Abstract: To solve out-of-sample problem of Laplacian Eigenmaps, a method preserving local structure is proposed which is based on the assumption that there is a linear relationship between the new sample and its neighbors. Then sparse-coding is used to obtain the linear reconstruction coefficients between the new sample and its neighbors. Finally, the low-dimensional representation of the new sample is computed through the linear relationship. The classification of the low-
dimensional representation is made by 1-NN classifier. Compared with sparse-coding reconstruction method based on global relationship, the method based on local information achieves higher accuracy using less time showing its superiority. Furthermore, the proposed method can be easily extended to the out-of-sample problem of other non-linear dimensionality reduction methods.

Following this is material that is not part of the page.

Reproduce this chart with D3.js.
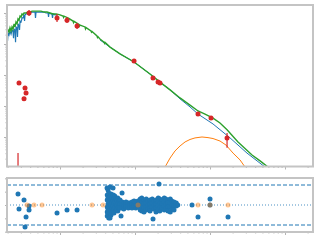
<!DOCTYPE html>
<html>
<head>
<meta charset="utf-8">
<title>SED fit</title>
<script src="https://d3js.org/d3.v7.min.js"></script>
<style>
  body { margin: 0; background: #fff; }
  .spine { fill: none; stroke: #c4c4c4; stroke-width: 2; }
  .axis path { stroke: none; }
  .axis line { stroke: #b4b4b4; }
</style>
</head>
<body>
<div id="chart"></div>
<script>
var width = 320;
var height = 240;

// all values are log10: wavelength (micron) and flux (erg/s/cm2)
// photometry with error bar ends
var photWave = [-1.413, -1.04, -0.907, -0.773, -0.013, 0.24, 0.307, 0.333, 0.84, 1.013, 1.227, -1.547, -1.467, -1.453, -1.48, -1.56];
var photFlux = [-10.00, -10.16, -10.23, -10.42, -11.55, -12.10, -12.23, -12.26, -13.26, -13.39, -14.03, -12.26, -12.42, -12.58, -12.77, -15.60];
var photLo   = [-10.10, -10.29, -10.32, -10.52, -11.55, -12.10, -12.23, -12.26, -13.26, -13.39, -14.35, -12.26, -12.42, -12.58, -12.77, -16.00];
var photHi   = [-9.90, -10.03, -10.13, -10.32, -11.55, -12.10, -12.23, -12.26, -13.26, -13.39, -13.87, -12.26, -12.42, -12.58, -12.77, -14.52];

// observed UV spectrum
var specWave = [-1.707, -1.7, -1.693, -1.68, -1.667, -1.653, -1.64, -1.627, -1.62, -1.613, -1.6, -1.593, -1.587, -1.573, -1.567, -1.56, -1.547, -1.54, -1.533, -1.52, -1.513, -1.507, -1.493, -1.48, -1.473, -1.467, -1.453, -1.427, -1.4, -1.373, -1.347, -1.333, -1.327, -1.32, -1.293, -1.267, -1.24, -1.213, -1.187, -1.16, -1.153, -1.147, -1.12, -1.107, -1.1, -1.093, -1.067, -1.04];
var specFlux = [-10.74, -10.90, -10.65, -10.71, -10.58, -10.68, -10.55, -10.58, -10.81, -10.52, -10.55, -10.94, -10.45, -10.48, -10.77, -10.35, -10.42, -10.55, -10.26, -10.29, -10.23, -10.16, -10.16, -10.06, -10.26, -10.06, -10.03, -10.00, -10.00, -9.97, -9.97, -9.97, -10.16, -9.97, -9.97, -9.97, -9.97, -9.97, -10.00, -10.00, -10.13, -10.00, -10.03, -10.03, -10.16, -10.03, -10.06, -10.06];

// total model (star + disk)
var totalWave = [-1.707, -1.693, -1.68, -1.667, -1.653, -1.64, -1.627, -1.613, -1.6, -1.587, -1.573, -1.56, -1.547, -1.533, -1.52, -1.507, -1.493, -1.48, -1.453, -1.427, -1.4, -1.373, -1.333, -1.293, -1.253, -1.213, -1.173, -1.133, -1.093, -1.053, -1.0, -0.96, -0.953, -0.947, -0.893, -0.887, -0.88, -0.827, -0.82, -0.813, -0.747, -0.74, -0.733, -0.667, -0.66, -0.653, -0.587, -0.58, -0.573, -0.507, -0.5, -0.493, -0.467, -0.413, -0.407, -0.4, -0.333, -0.2, -0.013, 0.2, 0.333, 0.467, 0.6, 0.733, 0.84, 0.933, 1.04, 1.133, 1.227, 1.373, 1.56, 1.667, 1.773, 1.933];
var totalFlux = [-10.68, -10.55, -10.61, -10.48, -10.58, -10.45, -10.52, -10.35, -10.45, -10.29, -10.35, -10.19, -10.23, -10.10, -10.13, -10.03, -10.06, -10.00, -10.00, -9.97, -9.97, -9.94, -9.94, -9.94, -9.94, -9.97, -9.97, -10.00, -10.03, -10.03, -10.06, -10.10, -10.14, -10.10, -10.16, -10.21, -10.18, -10.26, -10.31, -10.27, -10.37, -10.42, -10.39, -10.45, -10.51, -10.47, -10.58, -10.62, -10.60, -10.74, -10.79, -10.77, -10.84, -10.94, -10.98, -10.95, -11.10, -11.32, -11.58, -11.97, -12.23, -12.48, -12.74, -12.97, -13.16, -13.26, -13.39, -13.55, -13.77, -14.16, -14.58, -14.77, -14.97, -15.29];

// stellar photosphere
var starWave = [-0.467, -0.333, -0.2, -0.013, 0.2, 0.333, 0.467, 0.6, 0.733, 0.84, 1.04, 1.267, 1.493, 1.733, 1.933];
var starFlux = [-10.87, -11.10, -11.32, -11.58, -11.97, -12.23, -12.48, -12.77, -13.03, -13.26, -13.58, -14.03, -14.52, -14.97, -15.39];

// disk / dust excess
var dustWave = [0.333, 0.4, 0.467, 0.533, 0.6, 0.667, 0.733, 0.8, 0.893, 0.973, 1.04, 1.133, 1.213, 1.307, 1.4, 1.467, 1.533];
var dustFlux = [-15.29, -14.97, -14.68, -14.45, -14.29, -14.16, -14.08, -14.03, -14.00, -14.02, -14.05, -14.13, -14.26, -14.52, -14.74, -14.97, -15.23];

// residuals of photometry (sigma)
var resWave = [-1.56, -1.48, -1.547, -1.413, -1.413, -1.453, -1.467, -1.04, -0.907, -0.773, -0.373, -0.333, -0.293, -0.173, -0.333, -0.187, -0.013, 0.32, 0.24, 0.76, 1.0, 1.0, 0.84, 1.24, 0.04];
var resVal  = [1.65, 0.75, -0.6, -0.15, -0.75, -1.8, -3.3, -1.2, -0.75, -0.75, 2.55, 2.7, 2.55, 1.8, -1.95, -1.65, 0.6, 3.15, -2.1, 0, 0.9, 0, -1.8, -1.8, 0];

// residuals of the spectrum, one column per wavelength bin
var specResWave = [-0.37, -0.36, -0.35, -0.33, -0.32, -0.31, -0.29, -0.28, -0.27, -0.25, -0.24, -0.23, -0.21, -0.2, -0.17, -0.15, -0.12, -0.09, -0.07, -0.04, -0.01, 0.01, 0.04, 0.07, 0.09, 0.12, 0.15, 0.17, 0.2, 0.23, 0.25, 0.28, 0.31, 0.33, 0.36, 0.39, 0.41, 0.44, 0.47, 0.49, 0.52, 0.55, 0.57];
var specResVal = [
  [1.5, 0.75, -0.3, -1.05, -1.65], [2.25, 1.05, 0.15, -0.75, -1.35], [1.8, 0.6, -0.15, -1.95], [1.35, 0.3, -0.6, -1.2],
  [1.65, 0.9, 0, -0.9, -1.5], [1.2, 0.45, -0.45, -1.05], [1.5, 0.75, -0.15, -0.75], [1.05, 0.3, -0.6, -1.2],
  [1.35, 0.6, -0.3], [0.9, 0.15, -0.75], [0.75, 0, -0.6], [1.05, 0.3, -0.3, -0.9], [0.6, 0, -0.45], [0.75, 0.15, -0.45],
  [0.45, 0, -0.45], [0.3, -0.15, -0.6], [0.45, 0, -0.3], [0.3, -0.15, -0.45], [0.3, 0, -0.3], [0.45, 0, -0.45],
  [0.3, -0.15], [0.45, 0, -0.45], [0.6, 0.15, -0.3], [0.9, 0.3, -0.3, -0.75], [1.05, 0.45, -0.15, -0.9],
  [0.75, 0.15, -0.45, -1.05], [0.9, 0.3, -0.3, -0.75], [0.6, 0, -0.6], [0.75, 0.15, -0.45, -0.9], [0.9, 0.3, -0.3],
  [0.6, 0, -0.6], [0.75, 0.15, -0.45, -1.05], [1.05, 0.45, -0.15, -0.75], [0.9, 0.3, -0.3, -0.9], [0.75, 0.15, -0.45],
  [1.05, 0.45, -0.15, -0.75], [0.9, 0.15, -0.45], [0.75, 0.3, -0.3, -0.9], [0.9, 0.3, -0.3, -1.05], [0.6, 0, -0.6],
  [0.45, -0.15, -0.75], [0.3, -0.15], [0]
];

// points left out of the fit (drawn on the zero line)
var skipWave = [-1.44, -1.347, -1.24, -0.573, -0.427, 0.04, 0.84, 1.0, 1.24];

var xDecades = [-2, -1, 0, 1, 2];
var yDecades = [-15, -14, -13, -12, -11, -10];
var resTicks = [-4, -2, 0, 2, 4];
var resLimit = 3;

var svg = d3.select('#chart')
  .append('svg')
  .attr('width', width)
  .attr('height', height)
  .style('background-color', '#fff');

var x = d3.scaleLinear().domain([-1.707, 2.373]).range([7, 313]);
var y = d3.scaleLinear().domain([-14.952, -9.742]).range([166.5, 5]);
var yRes = d3.scaleLinear().domain([-4.05, 4.05]).range([232, 178]);

var xMinor = [];
xDecades.forEach(function(d) {
  for (var k = 2; k < 10; k++) xMinor.push(d + Math.log10(k));
});
xMinor = xMinor.filter(function(v) { return v > x.domain()[0] && v < x.domain()[1]; });
var xMajor = xDecades.filter(function(v) { return v > x.domain()[0] && v < x.domain()[1]; });
var yMinor = [];
yDecades.forEach(function(d) {
  for (var k = 2; k < 10; k++) yMinor.push(d + Math.log10(k));
});
yMinor = yMinor.filter(function(v) { return v > y.domain()[0] && v < y.domain()[1]; });
var yMajor = yDecades.filter(function(v) { return v > y.domain()[0] && v < y.domain()[1]; });

svg.append('clipPath').attr('id', 'clipTop')
  .append('rect').attr('x', 7).attr('y', 5).attr('width', 306).attr('height', 161.5);
svg.append('clipPath').attr('id', 'clipRes')
  .append('rect').attr('x', 7).attr('y', 178).attr('width', 306).attr('height', 54);

// ---- top panel ----
var sedPanel = svg.append('g').attr('clip-path', 'url(#clipTop)');

function lineOf(wave, flux) {
  return d3.line()
    .x(function(d, i) { return x(wave[i]); })
    .y(function(d, i) { return y(flux[i]); })(wave);
}

sedPanel.append('path').attr('d', lineOf(specWave, specFlux))
  .style('fill', 'none').style('stroke', '#1f77b4').style('stroke-width', 1.2);
sedPanel.append('path').attr('d', lineOf(starWave, starFlux))
  .style('fill', 'none').style('stroke', '#1f77b4').style('stroke-width', 1);
sedPanel.append('path').attr('d', lineOf(dustWave, dustFlux))
  .style('fill', 'none').style('stroke', '#ff7f0e').style('stroke-width', 1);
sedPanel.append('path').attr('d', lineOf(totalWave, totalFlux))
  .style('fill', 'none').style('stroke', '#2ca02c').style('stroke-width', 1.4);

sedPanel.selectAll('.err').data(photWave).enter().append('line')
  .attr('x1', function(d) { return x(d); })
  .attr('x2', function(d) { return x(d); })
  .attr('y1', function(d, i) { return y(photLo[i]); })
  .attr('y2', function(d, i) { return y(photHi[i]); })
  .style('stroke', '#d62728').style('stroke-width', 1.2);

sedPanel.selectAll('.phot').data(photWave).enter().append('circle')
  .attr('cx', function(d) { return x(d); })
  .attr('cy', function(d, i) { return y(photFlux[i]); })
  .attr('r', 2.5)
  .style('fill', '#d62728');

// ---- residual panel ----
var resPanel = svg.append('g').attr('clip-path', 'url(#clipRes)');

[-resLimit, resLimit].forEach(function(v) {
  resPanel.append('line')
    .attr('x1', 7).attr('x2', 313)
    .attr('y1', yRes(v)).attr('y2', yRes(v))
    .style('stroke', '#1f77b4').style('stroke-width', 1).style('stroke-dasharray', '4,2');
});
resPanel.append('line')
  .attr('x1', 7).attr('x2', 313)
  .attr('y1', yRes(0)).attr('y2', yRes(0))
  .style('stroke', '#1f77b4').style('stroke-width', 1).style('stroke-dasharray', '1,2').style('opacity', 0.8);

var specRes = [];
specResWave.forEach(function(w, i) {
  specResVal[i].forEach(function(r) { specRes.push([w, r]); });
});

resPanel.selectAll('.sres').data(specRes).enter().append('circle')
  .attr('cx', function(d) { return x(d[0]); })
  .attr('cy', function(d) { return yRes(d[1]); })
  .attr('r', 2.5)
  .style('fill', '#1f77b4');

resPanel.selectAll('.pres').data(resWave).enter().append('circle')
  .attr('cx', function(d) { return x(d); })
  .attr('cy', function(d, i) { return yRes(resVal[i]); })
  .attr('r', 2.5)
  .style('fill', '#1f77b4');

resPanel.selectAll('.skip').data(skipWave).enter().append('circle')
  .attr('cx', function(d) { return x(d); })
  .attr('cy', yRes(0))
  .attr('r', 2.5)
  .style('fill', '#ff7f0e').style('opacity', 0.45);

// ---- axes (ticks only, no labels) ----
function ticks(axis, vals, size, tx, ty) {
  svg.append('g').attr('class', 'axis')
    .attr('transform', 'translate(' + tx + ',' + ty + ')')
    .call(axis.tickValues(vals).tickSize(size).tickFormat(''));
}
ticks(d3.axisBottom(x), xMajor, 3, 0, 166.5);
ticks(d3.axisBottom(x), xMinor, 1.5, 0, 166.5);
ticks(d3.axisLeft(y), yMajor, 3, 7, 0);
ticks(d3.axisLeft(y), yMinor, 1.5, 7, 0);
ticks(d3.axisBottom(x), xMajor, 3, 0, 232);
ticks(d3.axisBottom(x), xMinor, 1.5, 0, 232);
ticks(d3.axisLeft(yRes), resTicks, 2, 7, 0);

svg.append('rect').attr('class', 'spine')
  .attr('x', 7).attr('y', 5).attr('width', 306).attr('height', 161.5);
svg.append('rect').attr('class', 'spine')
  .attr('x', 7).attr('y', 178).attr('width', 306).attr('height', 54);
</script>
</body>
</html>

Key words: out-of-sample extension, sparse-coding, local structure

摘要： 针对拉普拉斯特征映射的新增样本点延拓问题，提出一种基于邻域信息的新增样本点延拓方法：假设新增样本点与邻域保持线性关系，使用稀疏编码方法求解线性系数，再由这些系数在低维空间重构得到新增样本点的低维表示。使用1-NN分类算法对新增样本点的低维表示进行分类，实验结果表明，与基于全局信息的稀疏编码重构方法相比，基于邻域信息的稀疏编码重构算法使用更少的时间取得更高的分类准确率，说明该方法的有效性。此外，该方法可以推广至其他非线性降维方法的新增样本点问题。

关键词: 新增样本点延拓, 稀疏编码, 局部结构